I have heard that all the information for matching the original colours is often already stored in monochrome film. Thus allowing authentic colourisation. Is this true and how does it work? Thanks.
I'd have thought not; mono film has brightness but not hue. Film studios who want to colourise old black and white film can usually only guess. Still, someone may come along and prove me wrong.
As Jno suggests, b&w film doesn't respond differently to the various wavelengths of light (making up colours) but only to their combined amplitudes. So there is no direct record of colours.
That's wonderful: almost as good as when a photographer takes the hat off of someone in the photograph and sees what hairstyle they had at the time. It's amazing what they can do with technology these days.

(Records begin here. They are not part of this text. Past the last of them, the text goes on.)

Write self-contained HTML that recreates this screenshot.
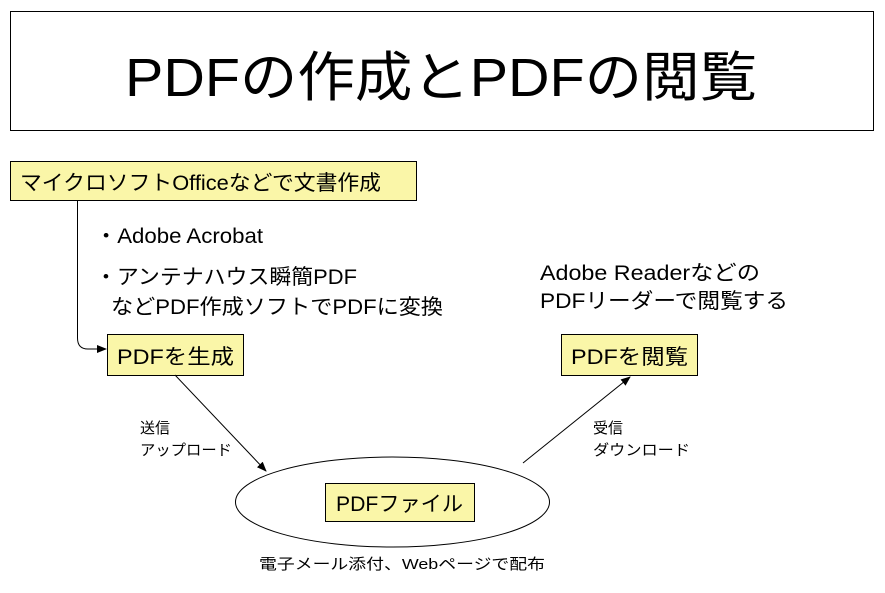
<!DOCTYPE html>
<html><head><meta charset="utf-8"><style>body{margin:0;background:#fff}svg{display:block}text{font-family:"Liberation Sans","Noto Sans CJK JP",sans-serif;fill:#000}</style></head><body>
<svg width="885" height="593" viewBox="0 0 885 593" xmlns="http://www.w3.org/2000/svg">
<defs><marker id="a" markerWidth="10" markerHeight="8" refX="9" refY="4" orient="auto" markerUnits="userSpaceOnUse"><path d="M0,0 L10,4 L0,8 z" fill="#000"/></marker></defs>
<rect x="10.5" y="11.5" width="863" height="119" fill="#fff" stroke="#000"/>
<text x="125" y="96" font-size="54" textLength="632" lengthAdjust="spacingAndGlyphs">PDFの作成とPDFの閲覧</text>
<rect x="10.5" y="161.5" width="406" height="39" fill="#FAF6A8" stroke="#000"/>
<text x="20" y="190" font-size="21" textLength="361" lengthAdjust="spacingAndGlyphs">マイクロソフトOfficeなどで文書作成</text>
<path d="M77.5,200 L77.5,338 Q77.5,349 88,349 L106,349" fill="none" stroke="#000" marker-end="url(#a)"/>
<text x="95" y="243" font-size="21" textLength="168" lengthAdjust="spacingAndGlyphs">・Adobe Acrobat</text>
<text x="95" y="284" font-size="21" textLength="262" lengthAdjust="spacingAndGlyphs">・アンテナハウス瞬簡PDF</text>
<text x="111" y="314" font-size="21" textLength="332" lengthAdjust="spacingAndGlyphs">などPDF作成ソフトでPDFに変換</text>
<text x="540" y="280" font-size="21" textLength="220" lengthAdjust="spacingAndGlyphs">Adobe Readerなどの</text>
<text x="540" y="308" font-size="21" textLength="248" lengthAdjust="spacingAndGlyphs">PDFリーダーで閲覧する</text>
<rect x="107.5" y="334.5" width="136" height="41" fill="#FAF6A8" stroke="#000"/>
<text x="117" y="364" font-size="21" textLength="117" lengthAdjust="spacingAndGlyphs">PDFを生成</text>
<rect x="561.5" y="334.5" width="136" height="41" fill="#FAF6A8" stroke="#000"/>
<text x="571" y="364" font-size="21" textLength="117" lengthAdjust="spacingAndGlyphs">PDFを閲覧</text>
<line x1="175" y1="375" x2="266" y2="471" stroke="#000" marker-end="url(#a)"/>
<line x1="523" y1="463" x2="630" y2="377" stroke="#000" marker-end="url(#a)"/>
<text x="140" y="433" font-size="15">送信</text>
<text x="140" y="455" font-size="15" textLength="92" lengthAdjust="spacingAndGlyphs">アップロード</text>
<text x="593" y="433" font-size="15">受信</text>
<text x="593" y="455" font-size="15" textLength="97" lengthAdjust="spacingAndGlyphs">ダウンロード</text>
<ellipse cx="392.5" cy="502" rx="157" ry="45" fill="#fff" stroke="#000"/>
<rect x="325.5" y="483.5" width="149" height="38" fill="#FAF6A8" stroke="#000"/>
<text x="336" y="511" font-size="21" textLength="127" lengthAdjust="spacingAndGlyphs">PDFファイル</text>
<text x="259" y="569" font-size="15" textLength="286" lengthAdjust="spacingAndGlyphs">電子メール添付、Webページで配布</text>
</svg>
</body></html>
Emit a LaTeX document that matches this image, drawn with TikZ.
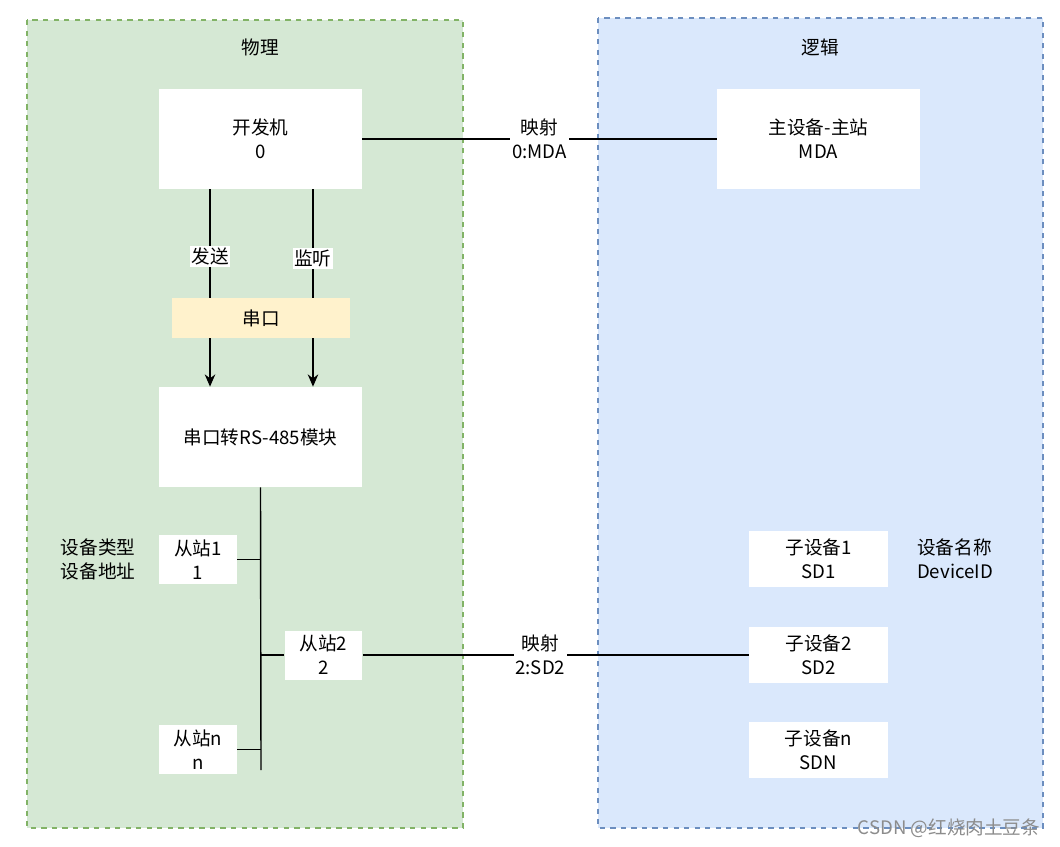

very rarely, a cinema film may be filmed in colour but shown in black and white for artistic reasons. Wikipedia names The General and The Man Who Wasn't There as two of them.
according to the excellent BBC doc on the first tv transmission last night on bbc4 then yes the colour info is stored on b/w film (somehow). they restored a b/w film of theirs into colour using this info
"Even though it was originally recorded on early colour videotape."
I'd suspect it isn't something every B&W film can achieve. It's something that was retained during a conversion.
I don't know how it was done,but in 1954 my wedding photos were taken in black and white and when we got them back two of them were in authentic colour.
OG, they may be able to mock up the hairstyle from the bits that can be seen before the hat is removed, but sadly they have absolutely no way of knowing, just from the photo, what is under the hat.
OG, yes, that was something made in colour that had been incompletely turned into black and white. I think if something was made in black and white, there's nothing to restore; you can colourise it but only by guessing.